Confession: I love America. Nothing moves me more than the history of the United States. Not music, not even pizza. People like Jefferson, Lincoln, Susan B. Anthony and MLK are larger than life to me. I find myself staring at photographs of Lincoln almost in disbelief that he was a man who walked the earth and not merely some fiction writer's creation.

I am no expert or scholar but, like millions of other Americans, I am a huge fan of the United States. That said, I am not unaware of America's less than enviable (to downright deplorable) acts and policies, both domestic and abroad. These matters, as I see them, elicit my vociferous protest, as Thomas Jefferson no doubt would have encouraged.

One of the things I like most about America — and believe to be one of the materials for our future security and defense, to coin a phrase of President Lincoln from 1838 — is our empathy. After the shootings in Newtown, you could almost feel the waves of grief cause a coast-to-coast shudder, and we all became Connecticutians. Of course, the Westboro Baptist Churchers were ecstatic and Professor James Tracy of Florida Atlantic University doubted the massacre even happened, but the rest of us had our hearts broken.

It is what came afterward that has been aggravation on top of Mount Misery.
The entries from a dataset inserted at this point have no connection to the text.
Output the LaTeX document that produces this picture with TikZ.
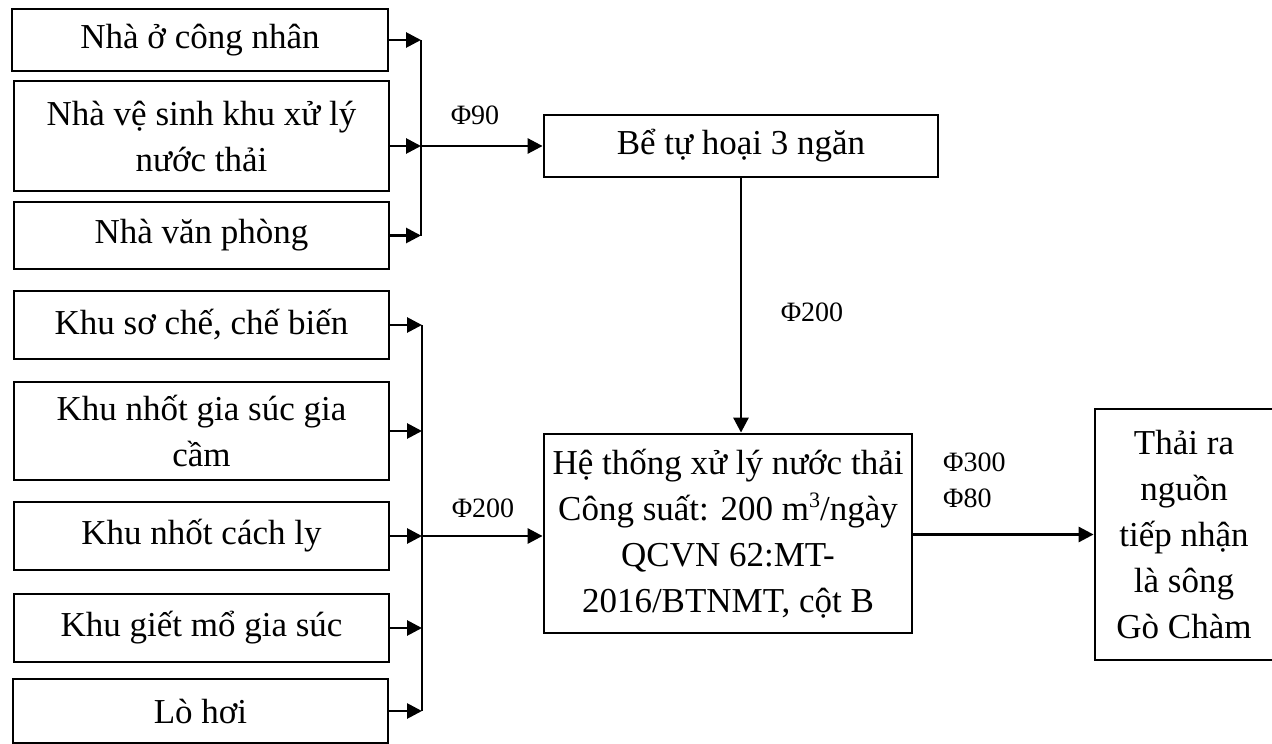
\documentclass[tikz,border=0pt]{standalone}
\usepackage{fontspec}
\setmainfont{Liberation Serif}
\usetikzlibrary{arrows.meta}

\begin{document}
\begin{tikzpicture}[x=1pt, y=-1pt,
    boite/.style={draw, line width=2.8pt, align=center, inner sep=0pt,
        font=\fontsize{35}{46}\selectfont},
    fleche/.style={line width=2.8pt, -{Triangle[length=15pt,width=15pt]}},
    trait/.style={line width=2.8pt},
    etiquette/.style={font=\fontsize{28}{36}\selectfont, inner sep=0pt}]
    \useasboundingbox (0,0) rectangle (1272,744);

    % Les sources du haut
    \node[boite, minimum width=376, minimum height=62] (b1) at (200,40) {Nhà ở công nhân};
    \node[boite, minimum width=375, minimum height=110] (b2) at (201.5,136) {Nhà vệ sinh khu xử lý\\nước thải};
    \node[boite, minimum width=375, minimum height=67] (b3) at (201.5,235.5) {Nhà văn phòng};

    % Les sources du bas
    \node[boite, minimum width=375, minimum height=68] (b4) at (201.5,325) {Khu sơ chế, chế biến};
    \node[boite, minimum width=375, minimum height=98] (b5) at (201.5,431) {Khu nhốt gia súc gia\\cầm};
    \node[boite, minimum width=375, minimum height=68] (b6) at (201.5,536) {Khu nhốt cách ly};
    \node[boite, minimum width=375, minimum height=68] (b7) at (201.5,628) {Khu giết mổ gia súc};
    \node[boite, minimum width=375, minimum height=64] (b8) at (200.5,711) {Lò hơi};

    % Bể tự hoại, hệ thống xử lý, nguồn tiếp nhận
    \node[boite, minimum width=394, minimum height=62] (be) at (741,146) {Bể tự hoại 3 ngăn};
    \node[boite, minimum width=368, minimum height=199] (ht) at (728,533.5) {Hệ thống xử lý nước thải\\Công suất: 200 m\raisebox{13pt}{\fontsize{22}{22}\selectfont 3}/ngày\\QCVN 62:MT-\\2016/BTNMT, cột B};
    \node[boite, minimum width=178, minimum height=251] (th) at (1184,534.5) {Thải ra\\nguồn\\tiếp nhận\\là sông\\Gò Chàm};

    % Points de jonction
    \coordinate (j1) at (421,146);
    \coordinate (j2) at (422,536);

    % Collecteur du haut
    \draw[trait] (b1.east -| j1) -- (b3.east -| j1);
    \draw[fleche] (b1.east) -- (b1.east -| j1);
    \draw[fleche] (b2.east |- j1) -- (j1);
    \draw[fleche] (b3.east) -- (b3.east -| j1);
    \draw[fleche] (j1) -- (be.west);
    \node[etiquette] (d90) at (475,115) {Φ90};

    % Collecteur du bas
    \draw[trait] (b4.east -| j2) -- (b8.east -| j2);
    \foreach \b in {b4,b5,b6,b7,b8}
        \draw[fleche] (\b.east) -- (\b.east -| j2);
    \draw[fleche] (j2) -- (j2 -| ht.west);
    \node[etiquette] (d200a) at (483,508) {Φ200};

    % Bể tự hoại vers le système
    \draw[fleche] (be.south) -- (be.south |- ht.north);
    \node[etiquette] (d200b) at (812,312) {Φ200};

    % Rejet
    \draw[fleche] (ht.east |- th.west) -- (th.west);
    \node[etiquette, anchor=west] (d300) at (943,462) {Φ300};
    \node[etiquette, anchor=west] (d80) at (943,498) {Φ80};
\end{tikzpicture}
\end{document}
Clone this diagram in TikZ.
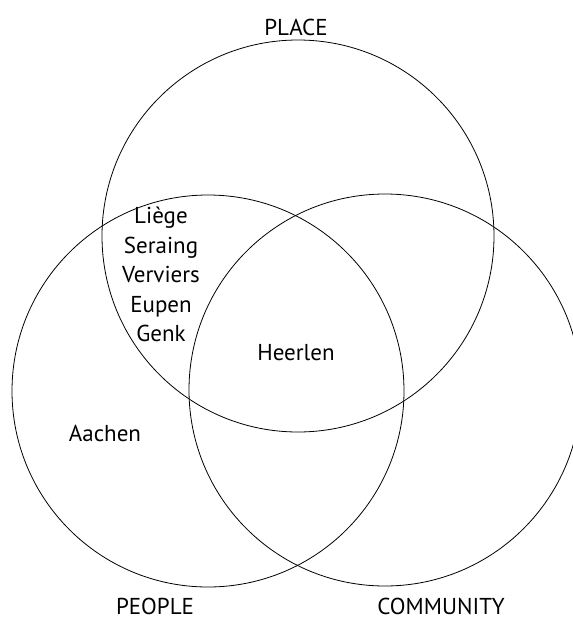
\documentclass[tikz,border=0pt]{standalone}
\usepackage{fontspec}
\setmainfont{PT Sans}
\usetikzlibrary{positioning}

\begin{document}
\begin{tikzpicture}[
    x=1pt, y=-1pt,
    set/.style={circle, draw=black, line width=0.8pt, minimum size=392pt, inner sep=0pt},
    lbl/.style={anchor=base, inner sep=0pt, font=\fontsize{23}{29.5}\selectfont},
    towns/.style={anchor=north, inner sep=0pt, align=center, font=\fontsize{23}{29.5}\selectfont}
]
\useasboundingbox (0,0) rectangle (573,619);

% the three sets
\node[set] (place) at (298,236) {};
\node[set] (people) at (208,391) {};
\node[set] (community) at (385,390) {};

% set names
\node[lbl] (placelbl) at (296,35) {PLACE};
\node[lbl] (peoplelbl) at (155,614) {PEOPLE};
\node[lbl] (communitylbl) at (441,614) {COMMUNITY};

% members
\node[towns] (belgium) at (161,207) {Liège\\Seraing\\Verviers\\Eupen\\Genk};
\node[lbl] (heerlen) at (296,360) {Heerlen};
\node[lbl] (aachen) at (105,441) {Aachen};
\end{tikzpicture}
\end{document}
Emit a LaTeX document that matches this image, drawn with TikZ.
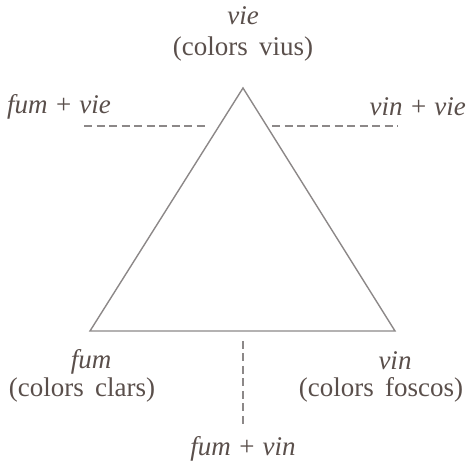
\documentclass[tikz,border=0pt]{standalone}
\usepackage{fontspec}
\setmainfont{Liberation Serif}
\definecolor{ink}{HTML}{5A4F4B}
\definecolor{edge}{HTML}{8C8888}
\begin{document}
\begin{tikzpicture}[x=1pt,y=-1pt,
  lbl/.style={text=ink,font=\fontsize{27}{30}\selectfont,inner sep=0pt},
  tri/.style={draw=edge,line width=1.4pt,line join=miter},
  dashline/.style={draw=edge,line width=1.3pt,dash pattern=on 8pt off 4.5pt}]
\useasboundingbox (0,0) rectangle (469,462);
\coordinate (A) at (243,88);
\coordinate (L) at (90,331);
\coordinate (R) at (395,331);
\draw[tri] (A) -- (R) -- (L) -- cycle;
\coordinate (d1a) at (84,126);
\coordinate (d1b) at (208,126);
\coordinate (d2a) at (272,126);
\coordinate (d2b) at (398,126);
\coordinate (d3a) at (243,341);
\coordinate (d3b) at (243,427);
\draw[dashline] (d1a) -- (d1b);
\draw[dashline] (d2a) -- (d2b);
\draw[dashline] (d3a) -- (d3b);
\node[lbl] (vie) at (243,16) {\itshape vie};
\node[lbl] (vius) at (243,49) {(colors\, vius)};
\node[lbl,anchor=west] (fv) at (7,107) {\itshape fum + vie};
\node[lbl,anchor=east] (vv) at (466,107) {\itshape vin + vie};
\node[lbl] (fum) at (91,362) {\itshape fum};
\node[lbl] (clars) at (82,390) {(colors\, clars)};
\node[lbl] (vin) at (395,361) {\itshape vin};
\node[lbl] (foscos) at (381,390) {(colors\, foscos)};
\node[lbl] (fvin) at (243,449) {\itshape fum + vin};
\end{tikzpicture}
\end{document}
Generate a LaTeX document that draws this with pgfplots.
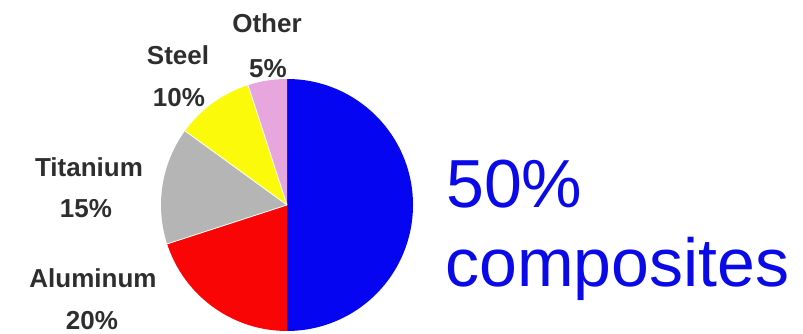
\documentclass[border=0pt]{standalone}
\usepackage{pgfplots}
\usepackage{pgfplotstable}
\pgfplotsset{compat=1.18}
\usepackage{fontspec}
\setmainfont{Liberation Sans}
\definecolor{cComp}{HTML}{0505F2}
\definecolor{cAlu}{HTML}{FA0505}
\definecolor{cTi}{HTML}{B5B5B5}
\definecolor{cSteel}{HTML}{FAFA0A}
\definecolor{cOther}{HTML}{E8A6DE}
\definecolor{cLab}{HTML}{2E2E2E}
\definecolor{cBig}{HTML}{0A0AE8}
\pgfplotstableread{
material value
Composites 50
Aluminum 20
Titanium 15
Steel 10
Other 5
}\piedata
\begin{document}
\begin{tikzpicture}[x=1pt,y=1pt]
\useasboundingbox (0,0) rectangle (803,334);
\pgfplotstablegetelem{0}{value}\of\piedata \let\vA\pgfplotsretval
\pgfplotstablegetelem{1}{value}\of\piedata \let\vB\pgfplotsretval
\pgfplotstablegetelem{2}{value}\of\piedata \let\vC\pgfplotsretval
\pgfplotstablegetelem{3}{value}\of\piedata \let\vD\pgfplotsretval
\pgfplotstablegetelem{4}{value}\of\piedata \let\vE\pgfplotsretval
\pgfmathsetmacro\aA{90}
\pgfmathsetmacro\aB{\aA-3.6*\vA}
\pgfmathsetmacro\aC{\aB-3.6*\vB}
\pgfmathsetmacro\aD{\aC-3.6*\vC}
\pgfmathsetmacro\aE{\aD-3.6*\vD}
\pgfmathsetmacro\aF{\aE-3.6*\vE}
\def\R{126pt}
\begin{axis}[x=1pt,y=1pt,xmin=0,xmax=803,ymin=0,ymax=334,hide axis,
  at={(0,0)},anchor=south west,clip=false]
\fill[cComp]  (axis cs:287,129) -- ++(\aA:\R) arc[start angle=\aA,end angle=\aB,radius=\R] -- cycle;
\fill[cAlu]   (axis cs:287,129) -- ++(\aB:\R) arc[start angle=\aB,end angle=\aC,radius=\R] -- cycle;
\fill[cTi]    (axis cs:287,129) -- ++(\aC:\R) arc[start angle=\aC,end angle=\aD,radius=\R] -- cycle;
\fill[cSteel] (axis cs:287,129) -- ++(\aD:\R) arc[start angle=\aD,end angle=\aE,radius=\R] -- cycle;
\fill[cOther] (axis cs:287,129) -- ++(\aE:\R) arc[start angle=\aE,end angle=\aF,radius=\R] -- cycle;
\draw[white,line width=0.8pt] (axis cs:287,129) -- ++(\aC:\R);
\draw[white,line width=0.8pt] (axis cs:287,129) -- ++(\aD:\R);
\draw[white,line width=0.8pt] (axis cs:287,129) -- ++(\aE:\R);
\begin{scope}[every node/.style={font=\fontsize{26}{30}\selectfont\bfseries,text=cLab,anchor=base,inner sep=0pt}]
\node at (axis cs:267,301) {Other};
\node at (axis cs:268,256) {5\%};
\node at (axis cs:178,269) {Steel};
\node at (axis cs:179,227) {10\%};
\node at (axis cs:89,157) {Titanium};
\node at (axis cs:86,116) {15\%};
\node at (axis cs:93,46) {Aluminum};
\node at (axis cs:92,4) {20\%};
\end{scope}
\begin{scope}[every node/.style={font=\fontsize{68}{80}\selectfont,text=cBig,anchor=base west,inner sep=0pt}]
\node at (axis cs:446,126) {50\%};
\node at (axis cs:445,47) {composites};
\end{scope}
\end{axis}
\end{tikzpicture}
\end{document}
We have already discussed NRA CEO Wayne LaPierre's mo' guns mo' better concepts, but now there is a new lone gunman in the headlines. James Yeager of Tactical Response got a lot of notice when he posted a video of himself saying that if gun legislation were any more restrictive, he would start killing people. He appeared in another video almost immediately after that, sitting next to his lawyer to perhaps walk back his previous hyperbolic ejaculations.

I disagree with pretty much everything Mr. Yeager said, but not the spirit in which he spouted his dead-end drek. I believe he loves America as much as anyone. However, I do not agree with what he considers to be his enemy.

Here is the truth as I see it: James Yeager really doesn't have any enemies, not in America anyway. I am certainly not his enemy, and no matter what mean names he may call me, he is not mine. I can see him now with his fellow patriots, weapons loaded, lunches packed, as they go out on patrol, looking to neutralize governmental tyranny. I can also see a bunch of people asking to take photos with them, saying they loved them in The Expendables 2. I don't think the U.S. government is going to be laying any tyranny on us in the foreseeable future.

I think Mr. Yeager is surrounded by some of the finest and most dependable allies a self-styled mercenary could ever hope for — that is to say, you and me. I think his patriotism is intact but his premise is off. Please, man, no more talk about shooting Americans. I've had enough.

But even more exasperating was the poor use of Alex Jones. The man is a superstar, and the mainstream let him go without tapping even a small fraction of his potential.

His seething baby-man explosion on Piers Morgan's show and subsequent jiggling on Huffington Post Television with female pundits' deadpan responses to his spit-flying delivery should have been only the start. If it were up to me, Mr. Jones would be in the next installment of The Hangover, he would replace Sandy Duncan in Peter Pan, he would be made an honorary Kardashian sister and, when the Spice Girls re-form, he could join them as Conspira Spice. He could fire Donald Trump and carry the Olympic torch. He is that damn good.

Super-duper suicide poison pills! Chem-trail black helicopter monkeys! YoureindangerYoureindanger!!! That's just it — we're not. But we can do better than this.

Please man, no more talk about shooting Americans. I've had enough.